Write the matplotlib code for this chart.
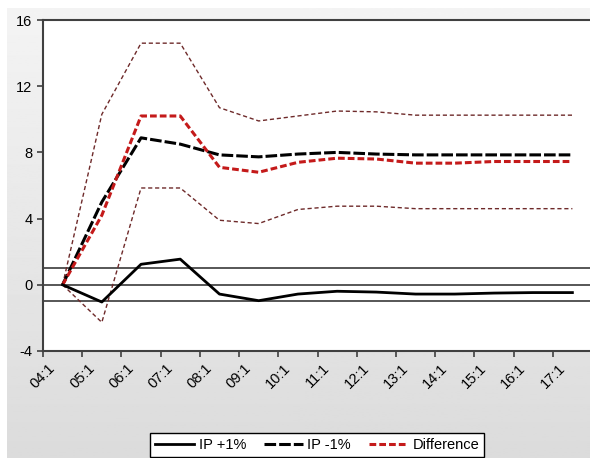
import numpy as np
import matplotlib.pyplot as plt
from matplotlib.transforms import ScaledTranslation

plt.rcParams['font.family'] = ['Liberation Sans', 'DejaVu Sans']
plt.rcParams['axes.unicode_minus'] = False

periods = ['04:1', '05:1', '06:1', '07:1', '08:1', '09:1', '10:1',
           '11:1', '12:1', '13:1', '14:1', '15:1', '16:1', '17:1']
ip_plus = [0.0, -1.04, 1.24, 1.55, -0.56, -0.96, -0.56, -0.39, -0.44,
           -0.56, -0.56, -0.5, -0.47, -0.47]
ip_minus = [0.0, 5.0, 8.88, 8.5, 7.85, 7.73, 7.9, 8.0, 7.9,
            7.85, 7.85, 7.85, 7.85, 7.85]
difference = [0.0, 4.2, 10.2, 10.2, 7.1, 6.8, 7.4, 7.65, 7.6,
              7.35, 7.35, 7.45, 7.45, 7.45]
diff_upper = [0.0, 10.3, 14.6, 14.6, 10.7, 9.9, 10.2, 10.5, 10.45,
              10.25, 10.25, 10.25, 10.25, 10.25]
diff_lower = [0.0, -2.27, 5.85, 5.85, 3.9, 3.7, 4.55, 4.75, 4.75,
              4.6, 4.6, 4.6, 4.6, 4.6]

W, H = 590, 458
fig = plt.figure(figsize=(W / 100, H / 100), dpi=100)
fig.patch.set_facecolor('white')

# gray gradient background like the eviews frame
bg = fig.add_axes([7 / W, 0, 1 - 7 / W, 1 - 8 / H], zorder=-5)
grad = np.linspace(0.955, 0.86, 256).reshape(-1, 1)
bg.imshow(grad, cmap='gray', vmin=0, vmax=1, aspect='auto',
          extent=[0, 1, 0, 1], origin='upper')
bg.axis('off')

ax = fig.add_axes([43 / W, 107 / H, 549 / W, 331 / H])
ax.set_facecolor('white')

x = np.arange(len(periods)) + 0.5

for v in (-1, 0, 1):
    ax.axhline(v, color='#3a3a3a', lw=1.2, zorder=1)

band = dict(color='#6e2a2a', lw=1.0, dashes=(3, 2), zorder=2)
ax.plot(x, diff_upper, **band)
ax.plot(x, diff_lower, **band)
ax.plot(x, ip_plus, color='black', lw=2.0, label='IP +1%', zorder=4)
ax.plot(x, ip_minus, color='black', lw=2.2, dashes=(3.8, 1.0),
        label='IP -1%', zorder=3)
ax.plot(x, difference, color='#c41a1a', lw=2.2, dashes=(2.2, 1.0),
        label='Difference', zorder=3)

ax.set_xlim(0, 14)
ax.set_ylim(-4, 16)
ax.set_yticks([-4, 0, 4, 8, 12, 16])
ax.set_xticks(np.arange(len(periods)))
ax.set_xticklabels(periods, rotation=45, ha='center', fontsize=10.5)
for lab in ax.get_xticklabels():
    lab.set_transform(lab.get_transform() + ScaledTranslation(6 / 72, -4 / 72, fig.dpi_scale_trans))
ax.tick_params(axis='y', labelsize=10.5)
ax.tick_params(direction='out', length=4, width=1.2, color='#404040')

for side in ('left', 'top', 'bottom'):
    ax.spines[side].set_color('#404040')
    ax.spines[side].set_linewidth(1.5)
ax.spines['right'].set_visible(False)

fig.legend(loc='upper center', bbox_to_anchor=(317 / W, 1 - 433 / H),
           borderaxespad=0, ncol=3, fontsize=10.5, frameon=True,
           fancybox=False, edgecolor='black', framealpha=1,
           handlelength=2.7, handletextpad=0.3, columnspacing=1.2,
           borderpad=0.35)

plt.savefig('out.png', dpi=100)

- - - - - - -

GIVEN EXERCISE>
Omitting all pictures, restate exactly the lines of the material from its start through the line that contains "plt.rcParams['axes.unicode_minus'] = False".

WRITTEN RESPONSE>
Write the matplotlib code for this chart.
import numpy as np
import matplotlib.pyplot as plt
from matplotlib.transforms import ScaledTranslation

plt.rcParams['font.family'] = ['Liberation Sans', 'DejaVu Sans']
plt.rcParams['axes.unicode_minus'] = False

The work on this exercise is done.